Почти как идеальные типы представлены в российских и прусских политических действиях два отличных друг от друга варианта государственного подхода к конфессиональному вопросу. Петровская политика, даже несмотря на предпринятое из-за соображений престижа выступление в защиту православных, пыталась предотвратить эскалацию конфессионального противостояния, которая могла бы угрожать российской гегемонии в регионе.
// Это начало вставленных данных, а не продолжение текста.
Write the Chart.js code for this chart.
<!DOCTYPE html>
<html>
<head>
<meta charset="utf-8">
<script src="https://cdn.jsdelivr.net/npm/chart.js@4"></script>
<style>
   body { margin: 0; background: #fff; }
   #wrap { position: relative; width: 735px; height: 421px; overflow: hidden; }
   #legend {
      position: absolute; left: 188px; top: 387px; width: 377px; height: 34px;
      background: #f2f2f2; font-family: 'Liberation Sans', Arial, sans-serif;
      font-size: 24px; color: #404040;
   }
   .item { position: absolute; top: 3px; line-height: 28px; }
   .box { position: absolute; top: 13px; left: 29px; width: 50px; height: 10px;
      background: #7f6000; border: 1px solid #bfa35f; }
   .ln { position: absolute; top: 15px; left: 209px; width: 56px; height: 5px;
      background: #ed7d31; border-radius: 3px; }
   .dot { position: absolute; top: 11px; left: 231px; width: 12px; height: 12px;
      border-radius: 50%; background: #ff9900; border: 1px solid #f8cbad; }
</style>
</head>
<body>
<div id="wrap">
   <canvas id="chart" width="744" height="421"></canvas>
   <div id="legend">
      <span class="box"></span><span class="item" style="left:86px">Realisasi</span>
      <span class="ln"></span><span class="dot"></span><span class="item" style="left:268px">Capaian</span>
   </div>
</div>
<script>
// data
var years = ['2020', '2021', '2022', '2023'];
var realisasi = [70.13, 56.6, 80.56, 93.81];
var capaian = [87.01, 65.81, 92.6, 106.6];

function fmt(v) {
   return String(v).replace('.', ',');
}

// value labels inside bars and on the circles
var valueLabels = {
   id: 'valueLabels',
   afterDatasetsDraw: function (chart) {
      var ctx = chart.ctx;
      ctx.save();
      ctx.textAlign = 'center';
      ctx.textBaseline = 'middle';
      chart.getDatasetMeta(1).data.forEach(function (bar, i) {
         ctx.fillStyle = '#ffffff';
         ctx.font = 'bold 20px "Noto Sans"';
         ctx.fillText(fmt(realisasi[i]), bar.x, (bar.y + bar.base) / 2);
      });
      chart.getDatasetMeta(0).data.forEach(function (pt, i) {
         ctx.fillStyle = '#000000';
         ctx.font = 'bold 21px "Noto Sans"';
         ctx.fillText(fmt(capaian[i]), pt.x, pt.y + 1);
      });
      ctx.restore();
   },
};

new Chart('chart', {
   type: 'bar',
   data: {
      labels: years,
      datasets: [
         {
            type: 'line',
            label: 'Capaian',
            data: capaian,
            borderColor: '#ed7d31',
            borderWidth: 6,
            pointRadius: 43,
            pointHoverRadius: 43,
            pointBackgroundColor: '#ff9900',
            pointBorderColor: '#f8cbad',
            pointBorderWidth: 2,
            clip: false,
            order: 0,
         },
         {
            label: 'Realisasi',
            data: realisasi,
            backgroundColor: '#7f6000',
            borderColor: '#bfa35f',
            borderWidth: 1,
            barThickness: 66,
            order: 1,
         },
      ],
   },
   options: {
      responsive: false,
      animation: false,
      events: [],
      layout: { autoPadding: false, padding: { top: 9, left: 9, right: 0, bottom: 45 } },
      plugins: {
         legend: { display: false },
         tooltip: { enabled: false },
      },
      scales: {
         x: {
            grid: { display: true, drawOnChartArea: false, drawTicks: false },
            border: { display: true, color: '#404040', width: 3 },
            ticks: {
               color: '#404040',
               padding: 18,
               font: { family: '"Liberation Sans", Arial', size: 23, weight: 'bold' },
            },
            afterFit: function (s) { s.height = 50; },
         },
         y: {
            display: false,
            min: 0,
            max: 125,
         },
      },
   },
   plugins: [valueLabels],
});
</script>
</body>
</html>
Одновременно Пруссия систематически работала над политическим обострением религиозных противоречий и способствовала таким образом национализации конфессиональной проблемы.
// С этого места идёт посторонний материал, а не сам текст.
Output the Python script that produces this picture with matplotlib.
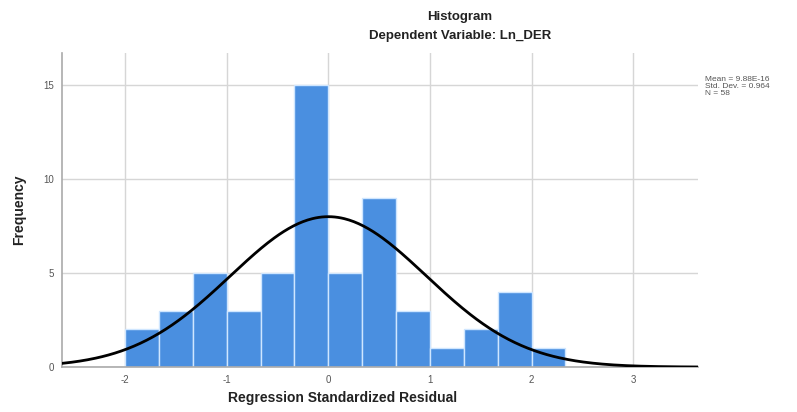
import numpy as np
import matplotlib.pyplot as plt

plt.rcParams["font.family"] = ["Liberation Sans", "DejaVu Sans"]
plt.rcParams["axes.unicode_minus"] = False

# binned standardized residuals (bin width 1/3, starting at -2)
bin_edges = [-2.0, -5/3, -4/3, -1.0, -2/3, -1/3, 0.0, 1/3, 2/3, 1.0, 4/3, 5/3, 2.0, 7/3]
counts = [2, 3, 5, 3, 5, 15, 5, 9, 3, 1, 2, 4, 1]
mean = 9.88e-16
std_dev = 0.964
n_obs = 58
x_ticks = [-2, -1, 0, 1, 2, 3]
y_ticks = [0, 5, 10, 15]

fig = plt.figure(figsize=(7.97, 4.12), dpi=100)
ax = fig.add_axes([0.078, 0.109, 0.798, 0.762])

lefts = bin_edges[:-1]
widths = np.diff(bin_edges)
ax.bar(lefts, counts, width=widths, align="edge", color="#4a8fe0",
       edgecolor="#cfe6ff", linewidth=1.0, zorder=2)

# normal curve scaled to counts
xs = np.linspace(-2.62, 3.64, 400)
bw = widths[0]
ys = n_obs * bw * np.exp(-0.5 * ((xs - mean) / std_dev) ** 2) / (std_dev * np.sqrt(2 * np.pi))
ax.plot(xs, ys, color="black", linewidth=2, zorder=3)

ax.set_xlim(-2.62, 3.64)
ax.set_ylim(0, 16.7)
ax.set_xticks(x_ticks)
ax.set_yticks(y_ticks)
ax.tick_params(labelsize=7, colors="#555555", length=0, pad=6)
ax.grid(True, color="#d6d6d6", linewidth=1, zorder=0)
ax.set_axisbelow(True)
for side in ["top", "right"]:
    ax.spines[side].set_visible(False)
for side in ["left", "bottom"]:
    ax.spines[side].set_color("#aaaaaa")
    ax.spines[side].set_linewidth(1.2)

ax.set_ylabel("Frequency", fontsize=10, fontweight="bold", color="#222222", labelpad=12)
fig.text(0.43, 0.034, "Regression Standardized Residual", ha="center", va="center",
         fontsize=10, fontweight="bold", color="#222222")

fig.text(0.577, 0.958, "Histogram", ha="center", va="center",
         fontsize=9.5, fontweight="bold", color="#222222")
fig.text(0.577, 0.912, "Dependent Variable: Ln_DER", ha="center", va="center",
         fontsize=9.5, fontweight="bold", color="#222222")

fig.text(0.885, 0.79, "Mean = 9.88E-16\nStd. Dev. = 0.964\nN = 58", ha="left", va="center",
         fontsize=6, color="#555555", linespacing=0.95)

plt.savefig("out.png", dpi=100)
Положение дел изменилось только при Екатерине II. Императрица отказалась от одного из стержневых соображений петровской политики в польском вопросе: ни при каких обстоятельствах не превращать конфессиональную проблему в реальный предмет соглашений с Пруссией, создавая тем самым потенциальный предлог для интервенции и раздела Польши. Коронационные торжества Екатерины дали толчок к обострению конфессиональной проблемы, теперь уже в сторону присоединения или раздела Польши, чего постоянно пытался избежать Петр. Епископ Белоруссии Георгий Конисский (1718–1795) как единственный заграничный православный епископ получил тогда возможность апеллировать к государыне «от имени подданных» с просьбой распространить ее защиту на верующих, которые пострадали от польских преследований[367]. Если с точки зрения внутренней политики обращение представляло для Екатерины желанную возможность выступить в роли заступницы православной веры, то последовавшая затем жесткая политика защиты была для польских диссидентов скорее дисфункциональной в контексте предшествовавшего ей традиционного протектората, поскольку она привязывала российскую позицию к интересам только одной партии в Польше. Новая политика Екатерины проявилась также на межгосударственном уровне и нашла свое отражение в договоре с Пруссией и совместной, хотя и расплывчато сформулированной, декларации в защиту польских диссидентов. Решительное выступление за права православного и протестантского меньшинств привело к определенным изменениям в межгосударственной системе, которые повлекли за собой раздел Польши и вместе с этим удовлетворение специфически прусских (но ни в коей мере не российских) интересов.